Preparing for the future while operating in today’s environment is tricky business. Participants in a deep dive session on the implications of global trends at the Association for the Advancement of International Education’s (AAIE’s) annual conference seemed acutely aware of that tension. How to balance international schools’ relative freedom and agility against constraints such as resources, parents’ expectations, the goal of getting students into US or UK universities, and the demands of today’s curricula?
As we explored implications of The Future of Learning: Education in the Era of Partners in Code for international schools, customizing learning to a greater extent than is common today and supporting more personalized academic and vocational learning pathways arose as one key area of opportunity. The prototype below reflects the potential for customized learning pathways rooted in a common foundation to open space for curricular innovation as the changing world of work creates shifting content and skills targets.
The conversation also highlighted the opportunity to increase international schools’ ability to support whole-person development through intentional education road maps and aligned measures of achievement. A prototype solution involved building schools’ capacity in the areas of social-emotional learning, leadership development, and brain research. In this solution, a director or head of school would hold the school’s values and foster the desired culture while also building and maintaining board support and capacity. The school would recruit educators with expertise in one of the three competency areas and would develop all educators’ competencies in them. (That prototype involved a Venn diagram created out of tape and was more ephemeral….)
These initial ideas illustrate how engaging with future possibilities can help illuminate ways of connecting big global trends with a specific context. Supporting curricular innovation in response to changing needs and building schools’ capacity to support whole-person development represent just two of the many opportunities on the horizon for international schools. While the form might vary in other contexts, these opportunities also seem relevant to many schools.
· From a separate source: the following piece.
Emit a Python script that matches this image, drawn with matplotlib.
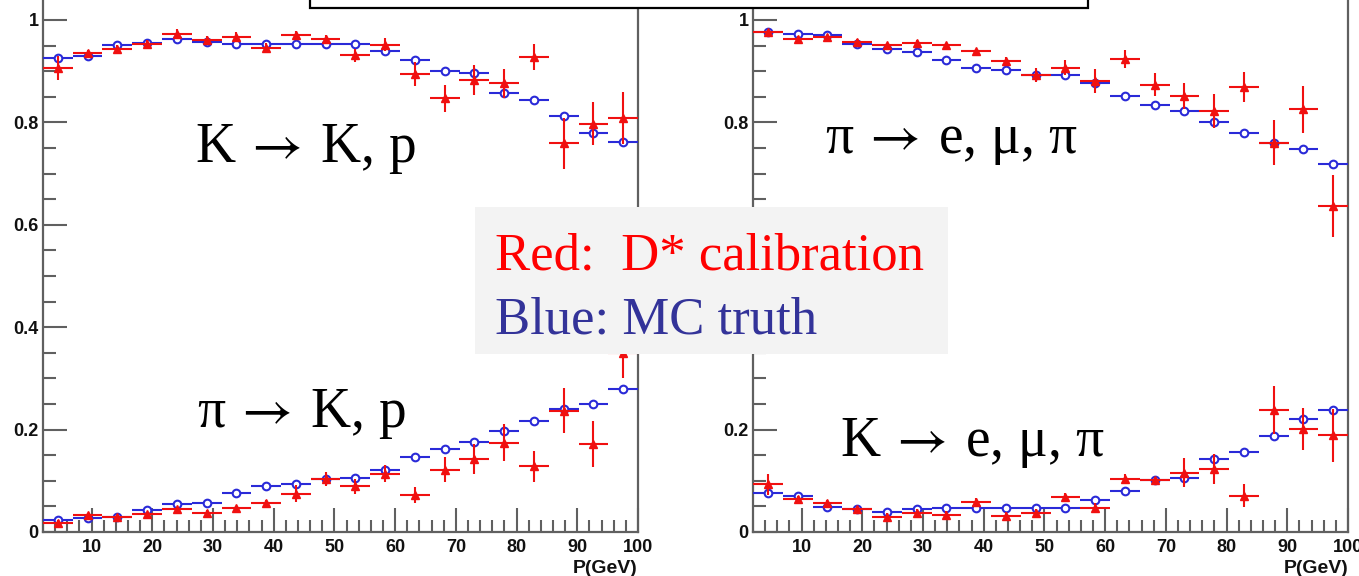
import matplotlib
matplotlib.use("Agg")
import matplotlib.pyplot as plt
from matplotlib.patches import Rectangle
from matplotlib.font_manager import FontProperties
from matplotlib.ticker import MultipleLocator, FixedLocator, FixedFormatter

plt.rcParams["mathtext.fontset"] = "stix"

# momentum bins (GeV): 20 bins between 2 and 100
p_centers = [4.45, 9.35, 14.25, 19.15, 24.05, 28.95, 33.85, 38.75, 43.65, 48.55,
             53.45, 58.35, 63.25, 68.15, 73.05, 77.95, 82.85, 87.75, 92.65, 97.55]
p_halfwidth = 2.45

# K -> K, p  (left panel, top)
kk_mc = [0.925, 0.930, 0.952, 0.956, 0.963, 0.957, 0.954, 0.954, 0.954, 0.954,
         0.954, 0.939, 0.921, 0.900, 0.896, 0.858, 0.844, 0.813, 0.780, 0.761]
kk_dstar = [0.906, 0.935, 0.943, 0.954, 0.972, 0.961, 0.967, 0.945, 0.970, 0.962,
            0.931, 0.952, 0.895, 0.847, 0.883, 0.876, 0.928, 0.759, 0.797, 0.808]
kk_dstar_err = [0.023, 0.006, 0.008, 0.006, 0.010, 0.008, 0.010, 0.010, 0.008, 0.008,
                0.013, 0.012, 0.023, 0.026, 0.029, 0.029, 0.025, 0.050, 0.042, 0.051]

# pi -> K, p  (left panel, bottom)
pik_mc = [0.023, 0.027, 0.030, 0.043, 0.055, 0.057, 0.077, 0.090, 0.094, 0.104,
          0.105, 0.121, 0.146, 0.163, 0.176, 0.198, 0.217, 0.240, 0.250, 0.280]
pik_dstar = [0.018, 0.033, 0.030, 0.035, 0.044, 0.038, 0.046, 0.056, 0.075, 0.104,
             0.089, 0.114, 0.072, 0.122, 0.143, 0.174, 0.128, 0.237, 0.172, 0.350]
pik_dstar_err = [0.005, 0.005, 0.005, 0.005, 0.005, 0.005, 0.005, 0.006, 0.016, 0.014,
                 0.014, 0.016, 0.016, 0.025, 0.029, 0.036, 0.031, 0.044, 0.045, 0.050]

# pi -> e, mu, pi  (right panel, top)
pipi_mc = [0.976, 0.972, 0.971, 0.953, 0.943, 0.938, 0.921, 0.907, 0.902, 0.893,
           0.893, 0.876, 0.852, 0.834, 0.822, 0.800, 0.780, 0.760, 0.749, 0.718]
pipi_dstar = [0.976, 0.963, 0.966, 0.958, 0.951, 0.956, 0.951, 0.939, 0.919, 0.893,
              0.907, 0.881, 0.924, 0.874, 0.852, 0.823, 0.869, 0.760, 0.826, 0.637]
pipi_dstar_err = [0.005, 0.005, 0.005, 0.005, 0.005, 0.005, 0.005, 0.005, 0.008, 0.014,
                  0.014, 0.023, 0.018, 0.023, 0.025, 0.033, 0.029, 0.044, 0.046, 0.060]

# K -> e, mu, pi  (right panel, bottom)
kpi_mc = [0.0755, 0.070, 0.049, 0.044, 0.039, 0.044, 0.047, 0.047, 0.047, 0.047,
          0.046, 0.0625, 0.080, 0.1016, 0.105, 0.1426, 0.157, 0.1875, 0.2207, 0.238]
kpi_dstar = [0.093, 0.064, 0.056, 0.045, 0.029, 0.038, 0.033, 0.058, 0.031, 0.037,
             0.069, 0.047, 0.1035, 0.101, 0.116, 0.1224, 0.071, 0.238, 0.2005, 0.189]
kpi_dstar_err = [0.020, 0.006, 0.006, 0.006, 0.008, 0.006, 0.008, 0.008, 0.008, 0.008,
                 0.008, 0.010, 0.010, 0.006, 0.029, 0.029, 0.023, 0.047, 0.041, 0.052]

mc_err = 0.003

ytick_vals = [0, 0.2, 0.4, 0.6, 0.8, 1.0]
ytick_labels = ["0", "0.2", "0.4", "0.6", "0.8", "1"]
xtick_vals = [10, 20, 30, 40, 50, 60, 70, 80, 90, 100]

RED = "#f01010"
BLUE = "#2a2ad8"
AXCOL = "#606060"
SANS = ["Liberation Sans", "DejaVu Sans"]
SERIF = ["Liberation Serif", "DejaVu Serif"]
ARROW = r"$\:\rightarrow\:$"

fig = plt.figure(figsize=(13.59, 5.76), dpi=100)


def draw_panel(ax, top_mc, top_d, top_err, bot_mc, bot_d, bot_err):
    for mc in (top_mc, bot_mc):
        ax.errorbar(p_centers, mc, xerr=p_halfwidth, yerr=mc_err, fmt="o", color=BLUE,
                    mfc="white", mec=BLUE, ms=5.5, mew=1.5, lw=1.5, capsize=0, zorder=3)
    for d, e in ((top_d, top_err), (bot_d, bot_err)):
        ax.errorbar(p_centers, d, xerr=p_halfwidth, yerr=e, fmt="^", color=RED,
                    mfc=RED, mec=RED, ms=6, lw=1.5, capsize=0, zorder=4)
    ax.set_xlim(2, 100)
    ax.set_ylim(0, 1.06)
    ax.xaxis.set_major_locator(FixedLocator(xtick_vals))
    ax.xaxis.set_minor_locator(MultipleLocator(2))
    ax.yaxis.set_major_locator(FixedLocator(ytick_vals))
    ax.yaxis.set_major_formatter(FixedFormatter(ytick_labels))
    ax.yaxis.set_minor_locator(MultipleLocator(0.05))
    ax.tick_params(which="both", direction="in", color=AXCOL, width=1.5)
    ax.tick_params(which="major", length=17)
    ax.tick_params(which="minor", length=9)
    ax.tick_params(axis="x", which="major", pad=5)
    ax.tick_params(axis="y", which="major", pad=3)
    fp = FontProperties(family=SANS, weight="bold", size=13)
    for lab in ax.get_xticklabels() + ax.get_yticklabels():
        lab.set_fontproperties(fp)
        lab.set_color("#111111")
    for s in ax.spines.values():
        s.set_color(AXCOL)
        s.set_linewidth(1.6)
    ax.text(1.0, -0.052, "P(GeV)", transform=ax.transAxes, ha="right", va="top",
            fontsize=14, fontweight="bold", family=SANS, color="#111111")


ax1 = fig.add_axes([43 / 1359, 44 / 576, 595 / 1359, 1.06 * 512 / 576])
ax2 = fig.add_axes([753 / 1359, 44 / 576, 595 / 1359, 1.06 * 512 / 576])

draw_panel(ax1, kk_mc, kk_dstar, kk_dstar_err, pik_mc, pik_dstar, pik_dstar_err)
draw_panel(ax2, pipi_mc, pipi_dstar, pipi_dstar_err, kpi_mc, kpi_dstar, kpi_dstar_err)

label_style = dict(fontsize=40, family=SERIF, color="black", zorder=5)
ax1.text(27.0, 0.723, "K" + ARROW + "K, p", **label_style)
ax1.text(27.3, 0.206, "\u03c0" + ARROW + "K, p", **label_style)
ax2.text(13.9, 0.740, "\u03c0" + ARROW + "e, \u03bc, \u03c0", **label_style)
ax2.text(16.3, 0.148, "K" + ARROW + "e, \u03bc, \u03c0", **label_style)

# legend box in the middle
fig.add_artist(Rectangle((475 / 1359, (576 - 354) / 576), 473 / 1359, 147 / 576,
                         transform=fig.transFigure, facecolor="#f3f3f3", edgecolor="none", zorder=10))
fig.text(495 / 1359, (576 - 270) / 576, "Red:  D* calibration", fontsize=38, family=SERIF,
         color="#ff0000", va="baseline", zorder=11)
fig.text(495 / 1359, (576 - 333) / 576, "Blue: MC truth", fontsize=38, family=SERIF,
         color="#333399", va="baseline", zorder=11)

# title frame cut off at the top
fig.add_artist(Rectangle((310 / 1359, (576 - 8) / 576), 778 / 1359, 0.1,
                         transform=fig.transFigure, facecolor="white", edgecolor="black",
                         linewidth=1.6, zorder=10))

fig.savefig("out.png", dpi=100)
For more strategies related to renegotiating definitions of success and educating the whole person, as well as other opportunities to lead toward the future of learning, see KnowledgeWorks’ Shaping the Future of Learning: A Strategy Guide© and the accompanying workbook, Shaping the Future of Learning: K-12 School-Based Education Strategy Workbook©.
If you want to dig into these strategies with a group or whet your appetite for considering innovation in your context, you might consider warming up with a few prompts designed to surface you and your colleagues’ orientation to the future. These prompts are an adaptation of an exercise created by the Institute for the Future:
- Generally speaking, international schools (or your type of school) are very prepared / not at all prepared for the future.
- I tend to be deeply fearful / deeply excited about the future.
- In my current position, I feel quite empowered / disempowered about helping my school or organization move toward a positive future.
Placing yourself on these scales or asking a group of people to line up according to their answers, and then reflecting on or talking about the responses, can help illuminate the many factors influencing people’s sense of agency in shaping the future and the many considerations involved in balancing innovation and tradition, whatever your context.